Feb '10 - Sep '10
The School of Architecture at the University of Florida has begun the search for two new faculty members. Out of over 100 applicants, the choices have been narrowed down to eight individuals. Over the course of the next couple of weeks, each will visit the school, tour the studios and seminars, participate in critiques, be interviewed by both students and faculty, and deliver a presentation about the work in which they have been engaged and deliver their personal design philosophy.
The fourth of these presentations was delivered by Stephen Mueller. Mueller graduated from the University of Kansas in 2004 with a Bachelor of Architecture, and received his Master’s Degree from Columbia University in 2006. Prior to Columbia he worked at HOK, Brisac Gonzalez Architects, NBBJ Architects and helped in the preparation of a monograph for Peter Pran, FAIA. Since completing his Master degree in 2006, he has worked for Dean/Wolf Architects and is currently a founding partner in the design/research firm AGENCY. Mueller’s teaching experience includes working as a teaching assistant for Kathryn Dean and Erieta Attali at Columbia University, as well as teaching assistant for Gaylord Richardson and Rene Diaz at the University of Kansas. Mueller also served as an instructor of an Architectural Graphics Workshop at KU. He has served as critic at Washington University in St. Louis, University of Nebraska, University of Kansas, Kansas City Design Center, Columbia University, City College of New York and New York University. Mueller was awarded the William Kinne Travel Fellowship from Columbia University and was a Fellow in Residence with the MacDowell Colony Fellowship. His current research focuses on establishing connections and overlaps between technologies and the populations they serve.
In Mueller’s presentation, titled “Informal Orders”, he discussed his interests in emergent forms of urban organization and his research into the varied characteristics of the phenomena. For the first time in history, more than half the world’s population lives in cities. At the same time, more than half the world’s population lives in poverty. Mueller’s study is positioned at the intersection of these two accumulations, which places his research in the growing number of third-world countries and their informal cities; shanty towns, tent cities, refugee camps and the like. From out of this study, Mueller has begun to uncover and define a new agenda for contemporary architects and urban planners as they operate toward a goal of goodwill in the developing world. As Mueller presented, in many cases, it is no longer permissible to approach and respond to problems within these population centers from the top-down; in many instances, this scheme has proven ineffective and can exaggerate the ills it endeavors to eradicate. Mueller discussed some such stabs at humanitarian aid in which a large global entity, like the United Nations, had instead awkwardly accelerated the problem it was attempting to correct. Even with honest and charitable intentions, the far reach of these heavy hands clumsily lop off the very legs on which a population should be expected to stand.

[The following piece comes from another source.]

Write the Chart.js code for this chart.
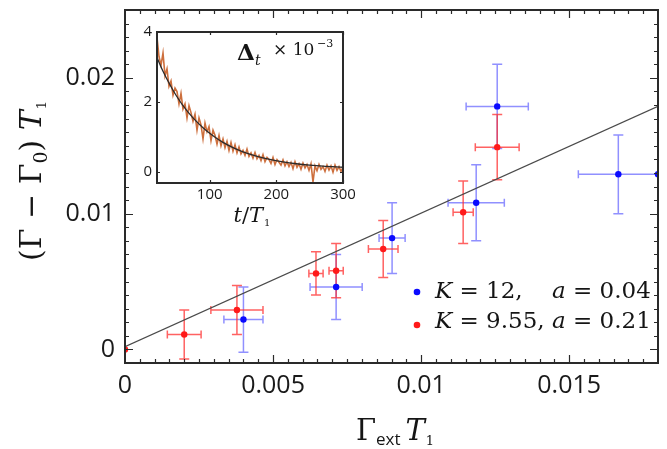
<!DOCTYPE html>
<html>
<head>
<meta charset="utf-8">
<script src="https://cdn.jsdelivr.net/npm/chart.js@4"></script>
<style>
  html, body { margin: 0; padding: 0; background: #fff; }
  #wrap { position: relative; width: 667px; height: 449px; }
  #main { position: absolute; left: 0; top: 0; }
  #inset { position: absolute; left: 120px; top: 22px; }
</style>
</head>
<body>
<div id="wrap">
  <canvas id="main" width="667" height="449"></canvas>
  <canvas id="inset" width="235" height="205"></canvas>
</div>
<script>
// main panel: K = 12 (blue)
const blueX = [0.0040, 0.00713, 0.00902, 0.01186, 0.01257, 0.01666, 0.0180];
const blueY = [0.0022, 0.0046, 0.0082, 0.0108, 0.0179, 0.0129, 0.0129];
const blueXErr = [0.00066, 0.00088, 0.00044, 0.00095, 0.00105, 0.00135, 0];
const blueYErr = [0.0024, 0.0024, 0.0026, 0.0028, 0.0031, 0.0029, 0];
// main panel: K = 9.55 (red)
const redX = [0, 0.0020, 0.00378, 0.00645, 0.00713, 0.00872, 0.01142, 0.01257];
const redY = [0, 0.0011, 0.0029, 0.0056, 0.0058, 0.0074, 0.0101, 0.0149];
const redXErr = [0, 0.00057, 0.00088, 0.00024, 0.00024, 0.0005, 0.00034, 0.00074];
const redYErr = [0, 0.0018, 0.0018, 0.0016, 0.0020, 0.0021, 0.0023, 0.0024];
// straight fit
const fitX = [0, 0.018];
const fitY = [0.0002, 0.0179];
const xTicks = [0, 0.005, 0.01, 0.015];
const yTicks = [0, 0.01, 0.02];

// inset: Delta_t x 10^-3 vs t/T1
const tVals = [21, 24, 27, 30, 33, 36, 39, 42, 45, 48, 51, 54, 57, 60, 63, 66, 69, 72, 75, 78,
  81, 84, 87, 90, 93, 96, 99, 102, 105, 108, 111, 114, 117, 120, 123, 126, 129, 132, 135, 138,
  141, 144, 147, 150, 153, 156, 159, 162, 165, 168, 171, 174, 177, 180, 183, 186, 189, 192, 195, 198,
  201, 204, 207, 210, 213, 216, 219, 222, 225, 228, 231, 234, 237, 240, 243, 246, 249, 252, 255, 258,
  261, 264, 267, 270, 273, 276, 279, 282, 285, 288, 291, 294, 297, 300];
const deltaVals = [3.85, 3.30, 3.05, 3.40, 2.75, 2.95, 2.45, 2.60, 2.20, 2.40, 2.30, 1.95, 2.25, 1.80, 1.95, 1.55, 1.90, 1.70, 1.45, 1.65,
  1.20, 1.55, 1.35, 0.95, 1.40, 1.15, 1.30, 0.90, 1.20, 1.05, 0.80, 1.05, 0.75, 0.95, 0.70, 0.88, 0.62, 0.85, 0.60, 0.78,
  0.55, 0.72, 0.52, 0.62, 0.48, 0.66, 0.45, 0.55, 0.40, 0.56, 0.38, 0.48, 0.33, 0.50, 0.30, 0.42, 0.36, 0.25, 0.42, 0.22,
  0.36, 0.28, 0.20, 0.35, 0.18, 0.30, 0.16, 0.28, 0.10, 0.30, 0.14, 0.24, 0.08, 0.26, 0.12, 0.22, 0.05, 0.24, -0.28, 0.18,
  0.04, 0.22, 0.08, 0.16, 0.02, 0.20, 0.06, 0.18, 0.00, 0.20, 0.05, 0.16, 0.02, 0.14];
const fitT = [21, 30, 40, 50, 60, 75, 90, 105, 120, 135, 150, 170, 190, 210, 230, 250, 270, 300];
const fitD = [3.27, 2.88, 2.51, 2.18, 1.90, 1.55, 1.27, 1.04, 0.85, 0.70, 0.58, 0.46, 0.365, 0.294, 0.24, 0.20, 0.17, 0.14];
const insetXTicks = [100, 200, 300];
const insetYTicks = [0, 2, 4];

// texts
const yTitle = ['(Γ − Γ', '0', ') ', 'T', '1'];
const xTitle = ['Γ', 'ext', 'T', '1'];
const legendK = ['K', ' = 12,', ' = 9.55,'];
const legendA = ['a', ' = 0.04', ' = 0.21'];
const insetTitle = ['t', '/', 'T', '1'];
const insetNote = ['Δ', 't', '× 10', '−3'];

const SERIF = '"DejaVu Serif"';
const fmt = v => String(Number(Number(v).toFixed(4)));

function drawPieces(ctx, pieces, x, y, center) {
  let w = 0;
  pieces.forEach(p => { ctx.font = p[1]; w += ctx.measureText(p[0]).width + (p[2] || 0); });
  let cx = center ? x - w / 2 : x;
  pieces.forEach(p => {
    ctx.font = p[1];
    cx += p[2] || 0;
    ctx.fillText(p[0], cx, y + (p[3] || 0));
    cx += ctx.measureText(p[0]).width;
  });
}

// keep the plot box where it is, whatever the tick labels ask for
function fixBox(size, key) {
  return s => {
    s[key] = size;
    s.paddingTop = 0; s.paddingBottom = 0; s.paddingLeft = 0; s.paddingRight = 0;
  };
}

const errorBars = {
  id: 'errorBars',
  beforeDatasetsDraw(chart) {
    const {ctx, chartArea: a, scales: {x, y}} = chart;
    ctx.save();
    ctx.beginPath();
    ctx.rect(a.left, a.top, a.width, a.height);
    ctx.clip();
    ctx.lineWidth = 1.5;
    const sets = [
      [blueX, blueY, blueXErr, blueYErr, 'rgba(70,70,255,0.6)'],
      [redX, redY, redXErr, redYErr, 'rgba(255,45,45,0.75)']
    ];
    sets.forEach(([xs, ys, xe, ye, col]) => {
      ctx.strokeStyle = col;
      xs.forEach((xv, i) => {
        const py = y.getPixelForValue(ys[i]);
        const px = x.getPixelForValue(xv);
        ctx.beginPath();
        if (xe[i] > 0) {
          const l = x.getPixelForValue(xv - xe[i]), r = x.getPixelForValue(xv + xe[i]);
          ctx.moveTo(l, py); ctx.lineTo(r, py);
          ctx.moveTo(l, py - 4); ctx.lineTo(l, py + 4);
          ctx.moveTo(r, py - 4); ctx.lineTo(r, py + 4);
        }
        if (ye[i] > 0) {
          const t = y.getPixelForValue(ys[i] + ye[i]), b = y.getPixelForValue(ys[i] - ye[i]);
          ctx.moveTo(px, t); ctx.lineTo(px, b);
          ctx.moveTo(px - 5, t); ctx.lineTo(px + 5, t);
          ctx.moveTo(px - 5, b); ctx.lineTo(px + 5, b);
        }
        ctx.stroke();
      });
    });
    ctx.restore();
  }
};

const frameTicks = {
  id: 'frameTicks',
  afterDraw(chart) {
    const {ctx, chartArea: a, scales: {x, y}} = chart;
    ctx.save();
    ctx.strokeStyle = '#2a2a2a';
    ctx.lineWidth = 1.2;
    ctx.beginPath();
    for (let i = 1; i * 0.0005 < x.max - 1e-9; i++) {
      const px = Math.round(x.getPixelForValue(i * 0.0005)) + 0.5;
      const len = i % 10 === 0 ? 8 : 4;
      ctx.moveTo(px, a.bottom); ctx.lineTo(px, a.bottom - len);
      ctx.moveTo(px, a.top); ctx.lineTo(px, a.top + len);
    }
    for (let i = 0; -0.001 + i * 0.001 < y.max - 1e-9; i++) {
      const v = -0.001 + i * 0.001;
      const py = Math.round(y.getPixelForValue(v)) + 0.5;
      const len = (i - 1) % 10 === 0 ? 8 : 4;
      ctx.moveTo(a.left, py); ctx.lineTo(a.left + len, py);
      ctx.moveTo(a.right, py); ctx.lineTo(a.right - len, py);
    }
    ctx.stroke();
    ctx.lineWidth = 2;
    ctx.strokeRect(a.left, a.top, a.width, a.height);
    ctx.restore();
  }
};

const richLabels = {
  id: 'richLabels',
  afterDraw(chart) {
    const ctx = chart.ctx;
    ctx.save();
    ctx.fillStyle = '#151515';
    ctx.textBaseline = 'alphabetic';
    // y title (rotated)
    ctx.save();
    ctx.translate(41, 181);
    ctx.rotate(-Math.PI / 2);
    drawPieces(ctx, [
      [yTitle[0], '30px ' + SERIF],
      [yTitle[1], '19px ' + SERIF, 0, 6],
      [yTitle[2], '30px ' + SERIF],
      [yTitle[3], 'italic 30px ' + SERIF],
      [yTitle[4], '13px ' + SERIF, 1, 5]
    ], 0, 0, true);
    ctx.restore();
    // x title
    drawPieces(ctx, [
      [xTitle[0], '29px ' + SERIF],
      [xTitle[1], '17px "Open Sans"', 0, 5],
      [xTitle[2], 'italic 29px ' + SERIF, 5],
      [xTitle[3], '13px ' + SERIF, 1, 5]
    ], 395, 440, true);
    // legend
    const rows = [[292, 298, '#0a0aff', legendK[1], legendA[1]], [325, 328, '#ff1a1a', legendK[2], legendA[2]]];
    rows.forEach(([dy, base, col, k, av]) => {
      ctx.fillStyle = col;
      ctx.beginPath();
      ctx.arc(417, dy, 3.3, 0, Math.PI * 2);
      ctx.fill();
      ctx.fillStyle = '#151515';
      drawPieces(ctx, [[legendK[0], 'italic 23px ' + SERIF], [k, '23px ' + SERIF]], 435, base, false);
      drawPieces(ctx, [[legendA[0], 'italic 23px ' + SERIF], [av, '23px ' + SERIF]], 552, base, false);
    });
    ctx.restore();
  }
};

const mainChart = new Chart(document.getElementById('main'), {
  type: 'scatter',
  data: {
    datasets: [
      {
        label: 'fit',
        data: fitX.map((v, i) => ({x: v, y: fitY[i]})),
        showLine: true,
        borderColor: '#4a4a4a',
        borderWidth: 1.2,
        pointRadius: 0,
        clip: 0
      },
      {
        label: 'K = 12, a = 0.04',
        data: blueX.map((v, i) => ({x: v, y: blueY[i]})),
        pointRadius: 3.2,
        backgroundColor: '#0a0aff',
        borderWidth: 0,
        clip: 0
      },
      {
        label: 'K = 9.55, a = 0.21',
        data: redX.map((v, i) => ({x: v, y: redY[i]})),
        pointRadius: 3.2,
        backgroundColor: '#ff1a1a',
        borderWidth: 0,
        clip: 0
      }
    ]
  },
  options: {
    responsive: false,
    animation: false,
    devicePixelRatio: 1,
    layout: {padding: {left: 0, right: 9, top: 10, bottom: 0}},
    plugins: {legend: {display: false}, tooltip: {enabled: false}},
    scales: {
      x: {
        type: 'linear', min: 0, max: 0.018,
        grid: {display: false, drawTicks: false},
        border: {display: false},
        afterBuildTicks: s => { s.ticks = xTicks.map(v => ({value: v})); },
        afterFit: fixBox(86, 'height'),
        ticks: {font: {family: 'Open Sans', size: 25}, color: '#1a1a1a', padding: 8, maxRotation: 0, autoSkip: false, callback: fmt}
      },
      y: {
        type: 'linear', min: -0.001, max: 0.025,
        grid: {display: false, drawTicks: false},
        border: {display: false},
        afterBuildTicks: s => { s.ticks = yTicks.map(v => ({value: v})); },
        afterFit: fixBox(125, 'width'),
        ticks: {font: {family: 'Open Sans', size: 25}, color: '#1a1a1a', padding: 10, autoSkip: false, callback: fmt}
      }
    }
  },
  plugins: [errorBars, frameTicks, richLabels]
});

const insetDeco = {
  id: 'insetDeco',
  beforeDraw(chart) {
    const {ctx, chartArea: a} = chart;
    ctx.save();
    ctx.fillStyle = '#fff';
    ctx.fillRect(a.left, a.top, a.width, a.height);
    ctx.restore();
  },
  afterDraw(chart) {
    const {ctx, chartArea: a, scales: {x, y}} = chart;
    ctx.save();
    ctx.strokeStyle = '#2a2a2a';
    ctx.lineWidth = 1.2;
    ctx.beginPath();
    insetXTicks.forEach(v => {
      const px = Math.round(x.getPixelForValue(v)) + 0.5;
      ctx.moveTo(px, a.bottom); ctx.lineTo(px, a.bottom - 3);
      ctx.moveTo(px, a.top); ctx.lineTo(px, a.top + 3);
    });
    insetYTicks.forEach(v => {
      const py = Math.round(y.getPixelForValue(v)) + 0.5;
      ctx.moveTo(a.left, py); ctx.lineTo(a.left + 3, py);
      ctx.moveTo(a.right, py); ctx.lineTo(a.right - 3, py);
    });
    ctx.stroke();
    ctx.lineWidth = 2;
    ctx.strokeRect(a.left, a.top, a.width, a.height);
    ctx.fillStyle = '#151515';
    // note in the corner
    ctx.font = 'bold 23px ' + SERIF;
    ctx.fillText(insetNote[0], 117, 38);
    ctx.font = 'italic 14px ' + SERIF;
    ctx.fillText(insetNote[1], 135, 43);
    ctx.font = '17px ' + SERIF;
    ctx.fillText(insetNote[2], 153, 33);
    ctx.font = '11px ' + SERIF;
    ctx.fillText(insetNote[3], 197, 25);
    // x title
    drawPieces(ctx, [
      [insetTitle[0], 'italic 21px ' + SERIF],
      [insetTitle[1], '21px ' + SERIF],
      [insetTitle[2], 'italic 21px ' + SERIF],
      [insetTitle[3], '10px ' + SERIF, 1, 4]
    ], 132, 200, true);
    ctx.restore();
  }
};

const insetChart = new Chart(document.getElementById('inset'), {
  type: 'line',
  data: {
    datasets: [
      {
        label: 'fit',
        data: fitT.map((v, i) => ({x: v, y: fitD[i]})),
        borderColor: '#2b2b2b',
        borderWidth: 1.3,
        pointRadius: 0,
        cubicInterpolationMode: 'monotone',
        clip: 0
      },
      {
        label: 'Delta_t',
        data: tVals.map((v, i) => ({x: v, y: deltaVals[i]})),
        borderColor: 'rgba(200,95,40,0.9)',
        borderWidth: 1.6,
        pointRadius: 0,
        clip: 0
      }
    ]
  },
  options: {
    responsive: false,
    animation: false,
    devicePixelRatio: 1,
    layout: {padding: {left: 0, right: 12, top: 10, bottom: 0}},
    plugins: {legend: {display: false}, tooltip: {enabled: false}},
    scales: {
      x: {
        type: 'linear', min: 21, max: 300,
        grid: {display: false, drawTicks: false},
        border: {display: false},
        afterBuildTicks: s => { s.ticks = insetXTicks.map(v => ({value: v})); },
        afterFit: fixBox(44, 'height'),
        ticks: {font: {family: 'Open Sans', size: 15}, color: '#1a1a1a', padding: 3, maxRotation: 0, autoSkip: false}
      },
      y: {
        type: 'linear', min: -0.31, max: 4,
        grid: {display: false, drawTicks: false},
        border: {display: false},
        afterBuildTicks: s => { s.ticks = insetYTicks.map(v => ({value: v})); },
        afterFit: fixBox(37, 'width'),
        ticks: {font: {family: 'Open Sans', size: 15}, color: '#1a1a1a', padding: 5, autoSkip: false}
      }
    }
  },
  plugins: [insetDeco]
});
</script>
</body>
</html>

In spite of this “help”, the populations of developing countries continue to survive. The engine of their ability to persist seems largely due to their extraordinary creativity and adaptability. There are many lessons that can be learned from the efforts of these people who take advantage of the constraints and circumstances they have been given to carve out a niche in the happenings that surround them. It is with this idea that Mueller’s presentation moved into extrapolating and codifying unique traits of these emergent cities. Here, he presented a number of developments to this effect. One of the more interesting examples included was of the Zabbaleen, who can be said to be a people standing as a testament of the old adage “one man’s trash is another man’s treasure”. From the waste generated by nearby Cairo, Egypt, the Zabaleen have constructed a society. For no compensation other than the trash they collect, these people take away the refuse of the city. This trash is reused or recycled in the Zabaleen’s burgeoning settlement. This population is responsible for diverting 85% of the trash generated by Cairo from the landfills in which it might have other wise come to rest.
Subjecting these case studies to analysis, Mueller has gleaned some key features at play in these emergent societies, and the main factors contributing to their success that can be architecturally embraced and augmented. Mueller uses this catalog of emergent solutions to inform and generate a “kit of tactical responses” that could be deployed on various situations from a bottom-up approach. As a plan for the unplanned, these strategic interventions are design to be highly accessible and allow for opportunistic endeavors. This mode he outlines takes advantage of “hackable infrastructures” to make space for a population living on the margins. Mueller presented two proposal of this sort; Filter/Bridge, which is a water filtering system located along the Tiber River that also acts as a platform for an informal market place, and Sound Barrier Housing, which makes occupiable an auditory and visual barrier along Ring Road. Both of these interventions are meant to properly place the Roma people within Rome, and architecturally mediate their relationship with the city’s Italian inhabitants, a relationship that has been somewhat strained.